Слезы — универсальная тема для всех мировых культур, однако отношение к ним может быть разным. Проявление эмоций зависит от исторических и социальных обстоятельств, выражается и расценивается во взаимосвязи многих факторов индивидуального и коллективного опыта — традиции, идеологии, границ принуждения и свободы. Авторы сборника «Сквозь слезы» — среди которых Константин Богданов, Илья Виницкий, Светлана Адоньева, Олег Лекманов и другие — пытаются ответить на несколько важных вопросов о русской эмоциональной культуре. Насколько она специфична в своих исторических и социальных трансформациях?
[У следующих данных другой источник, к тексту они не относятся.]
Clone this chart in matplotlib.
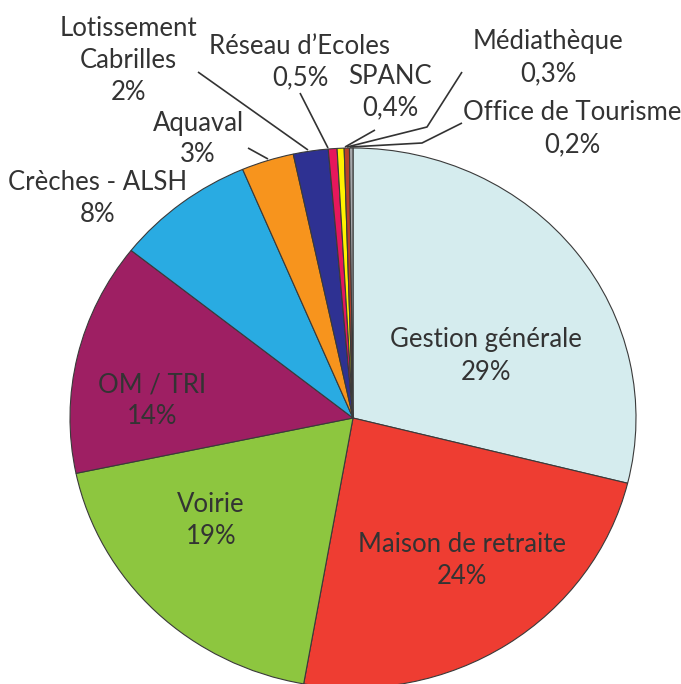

В чем проявляется ее «слезливость»? И что дает это знание нам — в ретроспективной оценке прошлого, в заботах о настоящем и надеждах на будущее? Сборник составлен по материалам конференции, состоявшейся в ноябре 2022 года в ИРЛИ (Пушкинский Дом) РАН при поддержке издательства «Новое литературное обозрение».
Предлагаем прочитать фрагмент из статьи Игоря Кравчука «Слезинка ребенка под идеологическим микроскопом: Штрихи к истории литературного образа».
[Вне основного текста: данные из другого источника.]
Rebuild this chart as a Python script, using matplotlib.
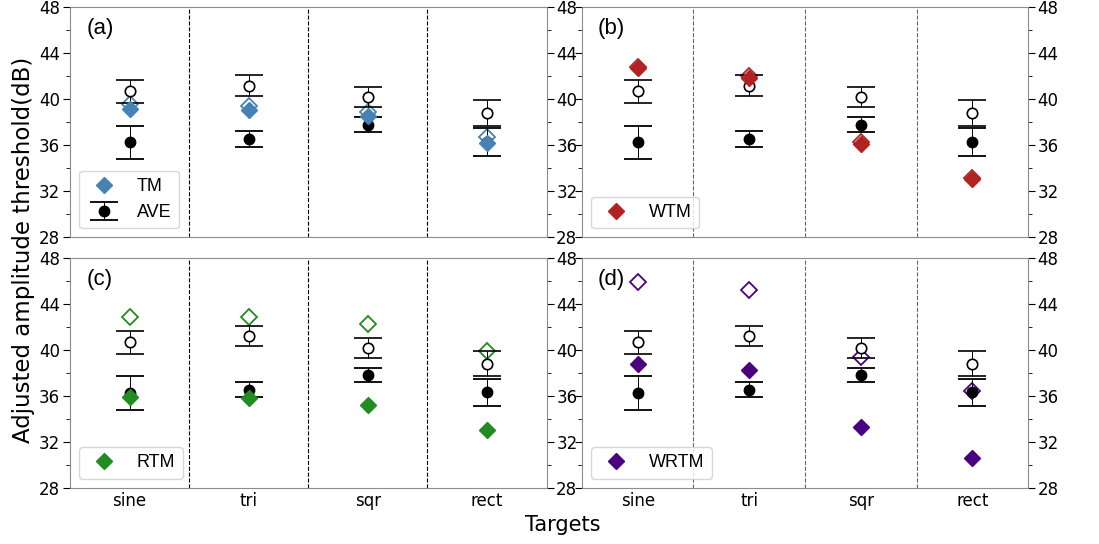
import numpy as np
import matplotlib.pyplot as plt
from matplotlib.ticker import MultipleLocator

targets = ['sine', 'tri', 'sqr', 'rect']

# AVE (filled = first condition, open = second condition)
ave_fill = [36.25, 36.55, 37.8, 36.3]
ave_fill_err = [1.45, 0.68, 0.62, 1.2]
ave_open = [40.7, 41.2, 40.2, 38.8]
ave_open_err = [1.0, 0.88, 0.85, 1.1]

# model thresholds
tm_fill = [39.2, 39.1, 38.55, 36.2]
tm_open = [39.6, 39.45, 38.9, 36.7]
wtm_fill = [42.7, 41.85, 36.15, 33.1]
wtm_open = [42.8, 42.05, 36.3, 33.2]
rtm_fill = [35.9, 35.8, 35.2, 33.0]
rtm_open = [42.9, 42.85, 42.25, 39.9]
wrtm_fill = [38.8, 38.3, 33.3, 30.6]
wrtm_open = [45.9, 45.2, 39.4, 36.4]

panels = [
    ('(a)', 'TM', tm_fill, tm_open, 'steelblue'),
    ('(b)', 'WTM', wtm_fill, wtm_open, 'firebrick'),
    ('(c)', 'RTM', rtm_fill, rtm_open, 'forestgreen'),
    ('(d)', 'WRTM', wrtm_fill, wrtm_open, 'indigo'),
]

W, H = 1099, 544
rects = [
    [70 / W, 1 - 237.3 / H, 476.5 / W, 230 / H],
    [582 / W, 1 - 237.3 / H, 446 / W, 230 / H],
    [70 / W, 1 - 487.7 / H, 476.5 / W, 229.4 / H],
    [582 / W, 1 - 487.7 / H, 446 / W, 229.4 / H],
]

sans = ['Liberation Sans', 'DejaVu Sans']


def main():
    fig = plt.figure(figsize=(W / 100, H / 100), dpi=100)
    x = np.arange(len(targets))

    for i, (tag, name, fill, opn, col) in enumerate(panels):
        ax = fig.add_axes(rects[i])
        left = i % 2 == 0
        bottom = i >= 2

        for xv in [0.5, 1.5, 2.5]:
            ax.axvline(xv, color='k' if left else '0.4', ls='--', lw=0.8, zorder=0)

        ax.plot(x, opn, 'D', ms=8, mfc='white', mec=col, mew=1.3, zorder=2)
        ax.errorbar(x, ave_open, yerr=ave_open_err, fmt='o', ms=7.5, mfc='white',
                    mec='k', mew=1.2, ecolor='k', elinewidth=0.7, capsize=10,
                    capthick=1.3, zorder=3)
        ax.errorbar(x, ave_fill, yerr=ave_fill_err, fmt='o', ms=7.5, color='k',
                    ecolor='k', elinewidth=0.7, capsize=10, capthick=1.3,
                    zorder=3, label='AVE')
        ax.plot(x, fill, 'D', ms=8, color=col, zorder=4, label=name)

        ax.set_xlim(-0.5, 3.5)
        ax.set_ylim(28, 48)
        ax.yaxis.set_major_locator(MultipleLocator(4))
        ax.yaxis.set_minor_locator(MultipleLocator(2))
        ax.set_xticks(x)
        ax.set_xticklabels(targets if bottom else [])
        ax.tick_params(axis='x', length=0, labelsize=12, pad=3)
        ax.tick_params(axis='y', which='both', left=True, right=True,
                       labelleft=left, labelright=True, labelsize=12, pad=2)
        ax.tick_params(axis='y', which='major', length=5)
        ax.tick_params(axis='y', which='minor', length=3)
        for s in ax.spines.values():
            s.set_color('0.55')

        ax.text(0.034, 0.955, tag, transform=ax.transAxes, fontsize=16,
                family=sans, va='top')

        h, l = ax.get_legend_handles_labels()
        keep = [name, 'AVE'] if i == 0 else [name]
        ax.legend([h[l.index(k)] for k in keep], keep, loc='lower left',
                  prop={'family': sans, 'size': 13})

    fig.text(0.021, (1 - 250 / H), 'Adjusted amplitude threshold(dB)', rotation=90,
             va='center', ha='center', fontsize=16.5)
    fig.text(563 / W, 1 - 531 / H, 'Targets', ha='center', va='baseline', fontsize=15)

    plt.savefig('out.png', dpi=100)


if __name__ == '__main__':
    main()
«Слезинка ребенка» — не просто один из самых знаменитых образов Достоевского, но и в определенном смысле символ всей русской литературной классики, национального литературного канона как такового. На историографа «слезинки» это обстоятельство накладывает особые обязательства. Материал, отражающий рецепцию образа и его употребление в повседневной речи, поистине неисчерпаем, так что даже самый добросовестный экскурс поневоле окажется неполным. Кроме того, такой экскурс неизбежно выйдет за рамки историко-литературного исследования, кренясь то в сторону различных гуманитарных и общественных дисциплин, то в сторону публицистики. Тем не менее мы попробуем выделить наиболее характерные тенденции в восприятии интересующего нас образа.
Начнем с первоисточника. В романе «Братья Карамазовы» (1880) слова о «слезинке хотя бы одного замученного ребенка» возникают в монологе Ивана Карамазова, обращенном к Алеше в главке «Бунт» книги пятой «Pro и contra». Главка продолжает сцену в трактире, которая начинается в предыдущей главке с характерным заглавием «Братья знакомятся». Зная друг друга с детства, братья лишь накануне роковой поездки Ивана в Москву делают попытку понастоящему сблизиться, обменявшись взглядами на «предвечные вопросы».
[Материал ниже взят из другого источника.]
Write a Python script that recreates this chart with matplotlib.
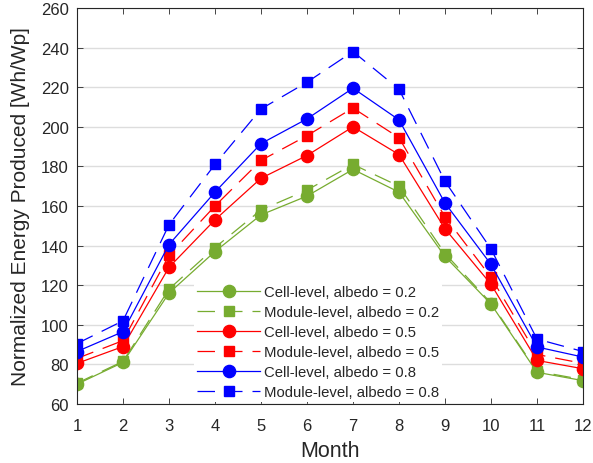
import matplotlib.pyplot as plt

plt.rcParams['font.family'] = ['Liberation Sans', 'DejaVu Sans']

months = [1, 2, 3, 4, 5, 6, 7, 8, 9, 10, 11, 12]

cell_02 = [70, 81, 116, 137, 155.5, 165, 178.5, 167, 134.5, 110.5, 76, 71.8]
mod_02 = [70.5, 81.5, 118, 139, 158, 168, 181, 170, 136, 111, 76.5, 72.3]
cell_05 = [80.5, 89, 129, 153, 174, 185.5, 200, 186, 148.5, 120.5, 82, 77.8]
mod_05 = [83, 92, 135, 160, 183, 195.5, 209.5, 194.5, 154.5, 124, 85, 80.5]
cell_08 = [86.5, 96.5, 140.5, 167, 191.5, 204, 219.5, 203.5, 161.5, 130.5, 88.8, 83.7]
mod_08 = [90.5, 102, 150.5, 181, 209, 222.5, 238, 219, 172.5, 138.3, 92.8, 86.5]

green = '#77AC30'
red = '#FF0000'
blue = '#0000FF'

fig = plt.figure(figsize=(5.93, 4.64), dpi=100)
ax = fig.add_axes([0.1298, 0.1272, 0.8533, 0.8534])

dash = (0, (14, 8))
series = [
    (cell_02, green, '-', 'o', 'Cell-level, albedo = 0.2'),
    (mod_02, green, dash, 's', 'Module-level, albedo = 0.2'),
    (cell_05, red, '-', 'o', 'Cell-level, albedo = 0.5'),
    (mod_05, red, dash, 's', 'Module-level, albedo = 0.5'),
    (cell_08, blue, '-', 'o', 'Cell-level, albedo = 0.8'),
    (mod_08, blue, dash, 's', 'Module-level, albedo = 0.8'),
]
for vals, col, ls, mk, lab in series:
    ax.plot(months, vals, color=col, linestyle=ls, linewidth=0.9,
            marker=mk, markersize=8.8 if mk == 'o' else 6.8,
            markeredgecolor=col, markerfacecolor=col, label=lab)

ax.set_xlim(1, 12)
ax.set_ylim(60, 260)
ax.set_xticks(months)
ax.set_yticks(range(60, 261, 20))
ax.yaxis.grid(True, color='#DDDDDD', linewidth=1)
ax.set_axisbelow(True)
ax.tick_params(direction='in', top=True, right=True, labelsize=12,
               colors='#262626', length=4, width=0.6)
ax.tick_params(axis='x', pad=10)
ax.tick_params(axis='y', pad=6)
for sp in ax.spines.values():
    sp.set_color('#262626')
    sp.set_linewidth(0.8)

ax.set_xlabel('Month', fontsize=15.5, color='#262626', labelpad=5)
ax.set_ylabel('Normalized Energy Produced [Wh/Wp]', fontsize=15,
              color='#262626', labelpad=8)

leg = ax.legend(loc='lower left', bbox_to_anchor=(0.232, 0.005), fontsize=10.7,
                handlelength=4.2, labelspacing=0.4, frameon=True,
                framealpha=1, edgecolor='none', facecolor='white',
                borderpad=0.2, handletextpad=0.3, borderaxespad=0)
for t in leg.get_texts():
    t.set_color('#262626')

fig.savefig('out.png', dpi=100)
Ты из-за чего все три месяца глядел на меня в ожидании? — не без иронии спрашивает Иван младшего брата. — Чтобы допросить меня: «Како веруеши али вовсе не веруеши?» — вот ведь к чему сводились ваши трехмесячные взгляды, Алексей Федорович, ведь так? [Акад. ПСС, XIV, 213].
Иван Карамазов задается вопросами о смысле человеческих страданий и возможности их искупления. Мерилом для героя романа становятся страдания маленьких детей. Иван разворачивает перед Алешей свою галерею так называемых фактиков — свидетельств звериной жестокости взрослых по отношению к детям. В эту мрачную коллекцию попадают каторжник, зарезавший нескольких детей; турки, закалывающие штыками и расстреливающие младенцев на глазах у матерей; образованная супружеская пара, со сладострастием секущая сучковатыми розгами собственную семилетнюю дочь; пятилетняя девочка, которую на ночь запирают в отхожем месте и мажут лицо калом; наконец, дворовый мальчик, которого отдают на растерзание охотничьим собакам по приказанию барина. Иван видимо удовлетворен эмоциональной реакцией Алеши, который в тихой ярости говорит, что барина, предавшего ребенка мученической смерти, надобно расстрелять [см. Акад. ПСС, XIV, 221].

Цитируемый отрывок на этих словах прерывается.